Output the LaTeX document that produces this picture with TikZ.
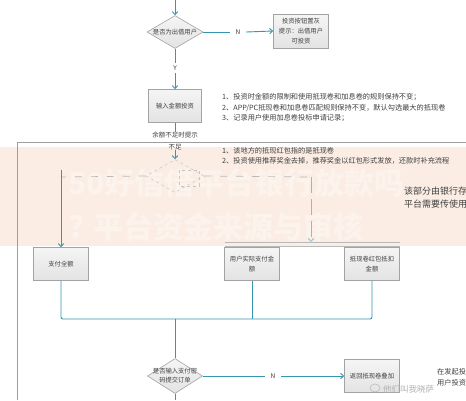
\documentclass[tikz,border=0pt]{standalone}
\usepackage{fontspec}
\newfontfamily\cjk{Noto Sans CJK SC}
\usetikzlibrary{shapes.geometric,arrows.meta}
\definecolor{tealline}{HTML}{3596AE}
\definecolor{boxline}{HTML}{A3A3A3}
\definecolor{txt}{HTML}{404040}
\definecolor{band}{HTML}{FBEDE3}
\definecolor{frameline}{HTML}{9E9E9E}
\begin{document}
\begin{tikzpicture}[x=1pt,y=-1pt,
  font=\cjk\fontsize{6.3}{9}\selectfont,
  box/.style={draw=boxline, line width=0.6pt, top color=white!92!gray, bottom color=gray!22,
    minimum width=55pt, minimum height=33pt, inner sep=1pt, align=center, text=txt,
    font=\cjk\fontsize{6.3}{9.6}\selectfont},
  dia/.style={diamond, draw=boxline, line width=0.6pt, top color=white!92!gray, bottom color=gray!22,
    minimum width=56pt, minimum height=33pt, inner sep=0pt},
  faintdia/.style={diamond, draw=gray!45, dashed, line width=0.5pt,
    minimum width=58pt, minimum height=33pt, inner sep=0pt},
  lbl/.style={text=txt, inner sep=0pt, align=center},
  yn/.style={text=txt, inner sep=0pt, minimum width=16pt, minimum height=10pt, font=\cjk\fontsize{6.5}{8}\selectfont},
  note/.style={anchor=west, text=txt, inner sep=0pt, font=\cjk\fontsize{7.2}{8}\selectfont},
  big/.style={anchor=west, text=white, opacity=0.35, inner sep=0pt, font=\cjk\bfseries\fontsize{30}{32}\selectfont},
  conn/.style={draw=tealline, line width=0.9pt},
  arr/.style={conn, -{Straight Barb[length=3pt,width=5.5pt]}},
  dline/.style={draw=gray!55, line width=0.7pt, dash pattern=on 7pt off 9pt},
  frame/.style={draw=frameline, line width=0.6pt}]
\clip (0,0) rectangle (466,400);
\fill[white] (0,0) rectangle (466,400);
% band overlay
\fill[band] (0,147) rectangle (466,246);
\node[big] (wm1) at (68,183) {50好信借平台银行放款吗};
\node[big] (wm2) at (68,227) {? 平台资金来源与审核};
% frame
\draw[frame] (17,400) -- (17,142) -- (466,142);
% top
\coordinate (top) at (175,0);
\node[dia] (d1) at (175,32) {};
\node[lbl] at (d1) {是否为出借用户};
\draw[arr] (top) -- (d1.north);
\node[yn] (n1) at (238,32) {N};
\node[box, minimum height=34pt] (b1) at (301,31) {投资按钮置灰\\提示：出借用户\\可投资};
\draw[conn] (d1.east) -- (n1.west);
\draw[arr] (n1.east) -- (b1.west);
\node[yn] (y1) at (175,68) {Y};
\node[box, minimum width=53pt] (b2) at (175,106) {输入金额投资};
\draw[conn] (d1.south) -- (y1.north);
\draw[arr] (y1.south) -- (b2.north);
% notes 1
\node[note] (l1) at (222,97) {1、投资时金额的限制和使用抵现卷和加息卷的规则保持不变；};
\node[note] (l2) at (222,108) {2、APP/PC抵现卷和加息卷匹配规则保持不变，默认勾选最大的抵现卷};
\node[note] (l3) at (222,118) {3、记录用户使用加息卷投标申请记录；};
% insufficient balance
\node[lbl, font=\cjk\fontsize{6.5}{8}\selectfont] (t1) at (175,135) {余额不足时提示};
\node[lbl, font=\cjk\fontsize{6.5}{8}\selectfont] (t2) at (175,147) {不足};
\draw[conn] (b2.south) -- (t1.north);
\node[faintdia] (d2) at (175,176) {};
\draw[gray!45, dashed, line width=0.5pt] (179,170) rectangle (199,186);
\draw[arr] (t2.south) -- (d2.north);
% notes 2
\node[note] (m1) at (222,151) {1、该地方的抵现红包指的是抵现卷};
\node[note] (m2) at (222,161) {2、投资使用推荐奖金去掉，推荐奖金以红包形式发放，还款时补充流程};
% right dark text
\node[anchor=west, inner sep=0pt, text=black!75, font=\cjk\fontsize{9}{11}\selectfont] (r1) at (404,191) {该部分由银行存};
\node[anchor=west, inner sep=0pt, text=black!75, font=\cjk\fontsize{9}{11}\selectfont] (r2) at (404,204) {平台需要传使用};
% branch boxes
\node[box] (b3) at (61,264) {支付全额};
\node[box] (b4) at (252,264) {用户实际支付金\\额};
\node[box] (b5) at (372,264) {抵现卷红包抵扣\\金额};
\coordinate (c1) at (61,177);
\coordinate (c2) at (311,177);
\coordinate (c3) at (311,242);
\draw[dline] (d2.west) -- (c1);
\draw[arr] (61,170) -- (b3.north);
\draw[dline] (d2.east) -- (c2);
\draw[tealline!60, line width=0.8pt, dash pattern=on 16pt off 6pt, -{Straight Barb[length=3pt,width=5.5pt]}] (c2) -- (c3);
\draw[gray!55, line width=0.5pt] (225,242.5) -- (400,242.5) (225,246) -- (400,246);
% merge
\coordinate (j) at (175,319);
\draw[conn, rounded corners=2pt] (b3.south) |- (j);
\draw[conn, rounded corners=2pt] (b5.south) |- (j);
\draw[conn] (b4.south) -- (b4.south |- j);
\node[dia, minimum width=55pt, minimum height=35pt] (d3) at (175,376) {};
\node[lbl, font=\cjk\fontsize{6.3}{9}\selectfont] at (d3) {是否输入支付密\\码提交订单};
\draw[conn] (j) -- (d3.north);
\node[yn] (n2) at (273,376) {N};
\node[box] (b6) at (372,376) {返回抵现卷叠加};
\draw[conn] (d3.east) -- (n2.west);
\draw[arr] (n2.east) -- (b6.west);
\coordinate (bot) at (175,400);
\draw[conn] (d3.south) -- (bot);
\node[note] (s1) at (437,372) {在发起投};
\node[note] (s2) at (437,383) {用户投资};
% watermark
\node[anchor=west, inner sep=0pt, text=gray!60, font=\cjk\fontsize{8.5}{10}\selectfont] (wm3) at (383,389) {他们叫我晓萨};
\draw[gray!55, line width=0.6pt] (375,388) ellipse (5pt and 4pt);
\end{tikzpicture}
\end{document}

* * *

→ **STATED TASK**
Keep every word of the data as it is when you write it out, but drop the pictures.

→ **ANSWER TO THE EXERCISE**
Output the LaTeX document that produces this picture with TikZ.
\documentclass[tikz,border=0pt]{standalone}
\usepackage{fontspec}
\newfontfamily\cjk{Noto Sans CJK SC}
\usetikzlibrary{shapes.geometric,arrows.meta}
\definecolor{tealline}{HTML}{3596AE}
\definecolor{boxline}{HTML}{A3A3A3}
\definecolor{txt}{HTML}{404040}
\definecolor{band}{HTML}{FBEDE3}
\definecolor{frameline}{HTML}{9E9E9E}
\begin{document}
\begin{tikzpicture}[x=1pt,y=-1pt,
  font=\cjk\fontsize{6.3}{9}\selectfont,
  box/.style={draw=boxline, line width=0.6pt, top color=white!92!gray, bottom color=gray!22,
    minimum width=55pt, minimum height=33pt, inner sep=1pt, align=center, text=txt,
    font=\cjk\fontsize{6.3}{9.6}\selectfont},
  dia/.style={diamond, draw=boxline, line width=0.6pt, top color=white!92!gray, bottom color=gray!22,
    minimum width=56pt, minimum height=33pt, inner sep=0pt},
  faintdia/.style={diamond, draw=gray!45, dashed, line width=0.5pt,
    minimum width=58pt, minimum height=33pt, inner sep=0pt},
  lbl/.style={text=txt, inner sep=0pt, align=center},
  yn/.style={text=txt, inner sep=0pt, minimum width=16pt, minimum height=10pt, font=\cjk\fontsize{6.5}{8}\selectfont},
  note/.style={anchor=west, text=txt, inner sep=0pt, font=\cjk\fontsize{7.2}{8}\selectfont},
  big/.style={anchor=west, text=white, opacity=0.35, inner sep=0pt, font=\cjk\bfseries\fontsize{30}{32}\selectfont},
  conn/.style={draw=tealline, line width=0.9pt},
  arr/.style={conn, -{Straight Barb[length=3pt,width=5.5pt]}},
  dline/.style={draw=gray!55, line width=0.7pt, dash pattern=on 7pt off 9pt},
  frame/.style={draw=frameline, line width=0.6pt}]
\clip (0,0) rectangle (466,400);
\fill[white] (0,0) rectangle (466,400);
% band overlay
\fill[band] (0,147) rectangle (466,246);
\node[big] (wm1) at (68,183) {50好信借平台银行放款吗};
\node[big] (wm2) at (68,227) {? 平台资金来源与审核};
% frame
\draw[frame] (17,400) -- (17,142) -- (466,142);
% top
\coordinate (top) at (175,0);
\node[dia] (d1) at (175,32) {};
\node[lbl] at (d1) {是否为出借用户};
\draw[arr] (top) -- (d1.north);
\node[yn] (n1) at (238,32) {N};
\node[box, minimum height=34pt] (b1) at (301,31) {投资按钮置灰\\提示：出借用户\\可投资};
\draw[conn] (d1.east) -- (n1.west);
\draw[arr] (n1.east) -- (b1.west);
\node[yn] (y1) at (175,68) {Y};
\node[box, minimum width=53pt] (b2) at (175,106) {输入金额投资};
\draw[conn] (d1.south) -- (y1.north);
\draw[arr] (y1.south) -- (b2.north);
% notes 1
\node[note] (l1) at (222,97) {1、投资时金额的限制和使用抵现卷和加息卷的规则保持不变；};
\node[note] (l2) at (222,108) {2、APP/PC抵现卷和加息卷匹配规则保持不变，默认勾选最大的抵现卷};
\node[note] (l3) at (222,118) {3、记录用户使用加息卷投标申请记录；};
% insufficient balance
\node[lbl, font=\cjk\fontsize{6.5}{8}\selectfont] (t1) at (175,135) {余额不足时提示};
\node[lbl, font=\cjk\fontsize{6.5}{8}\selectfont] (t2) at (175,147) {不足};
\draw[conn] (b2.south) -- (t1.north);
\node[faintdia] (d2) at (175,176) {};
\draw[gray!45, dashed, line width=0.5pt] (179,170) rectangle (199,186);
\draw[arr] (t2.south) -- (d2.north);
% notes 2
\node[note] (m1) at (222,151) {1、该地方的抵现红包指的是抵现卷};
\node[note] (m2) at (222,161) {2、投资使用推荐奖金去掉，推荐奖金以红包形式发放，还款时补充流程};
% right dark text
\node[anchor=west, inner sep=0pt, text=black!75, font=\cjk\fontsize{9}{11}\selectfont] (r1) at (404,191) {该部分由银行存};
\node[anchor=west, inner sep=0pt, text=black!75, font=\cjk\fontsize{9}{11}\selectfont] (r2) at (404,204) {平台需要传使用};
% branch boxes
\node[box] (b3) at (61,264) {支付全额};
\node[box] (b4) at (252,264) {用户实际支付金\\额};
\node[box] (b5) at (372,264) {抵现卷红包抵扣\\金额};
\coordinate (c1) at (61,177);
\coordinate (c2) at (311,177);
\coordinate (c3) at (311,242);
\draw[dline] (d2.west) -- (c1);
\draw[arr] (61,170) -- (b3.north);
\draw[dline] (d2.east) -- (c2);
\draw[tealline!60, line width=0.8pt, dash pattern=on 16pt off 6pt, -{Straight Barb[length=3pt,width=5.5pt]}] (c2) -- (c3);
\draw[gray!55, line width=0.5pt] (225,242.5) -- (400,242.5) (225,246) -- (400,246);
% merge
\coordinate (j) at (175,319);
\draw[conn, rounded corners=2pt] (b3.south) |- (j);
\draw[conn, rounded corners=2pt] (b5.south) |- (j);
\draw[conn] (b4.south) -- (b4.south |- j);
\node[dia, minimum width=55pt, minimum height=35pt] (d3) at (175,376) {};
\node[lbl, font=\cjk\fontsize{6.3}{9}\selectfont] at (d3) {是否输入支付密\\码提交订单};
\draw[conn] (j) -- (d3.north);
\node[yn] (n2) at (273,376) {N};
\node[box] (b6) at (372,376) {返回抵现卷叠加};
\draw[conn] (d3.east) -- (n2.west);
\draw[arr] (n2.east) -- (b6.west);
\coordinate (bot) at (175,400);
\draw[conn] (d3.south) -- (bot);
\node[note] (s1) at (437,372) {在发起投};
\node[note] (s2) at (437,383) {用户投资};
% watermark
\node[anchor=west, inner sep=0pt, text=gray!60, font=\cjk\fontsize{8.5}{10}\selectfont] (wm3) at (383,389) {他们叫我晓萨};
\draw[gray!55, line width=0.6pt] (375,388) ellipse (5pt and 4pt);
\end{tikzpicture}
\end{document}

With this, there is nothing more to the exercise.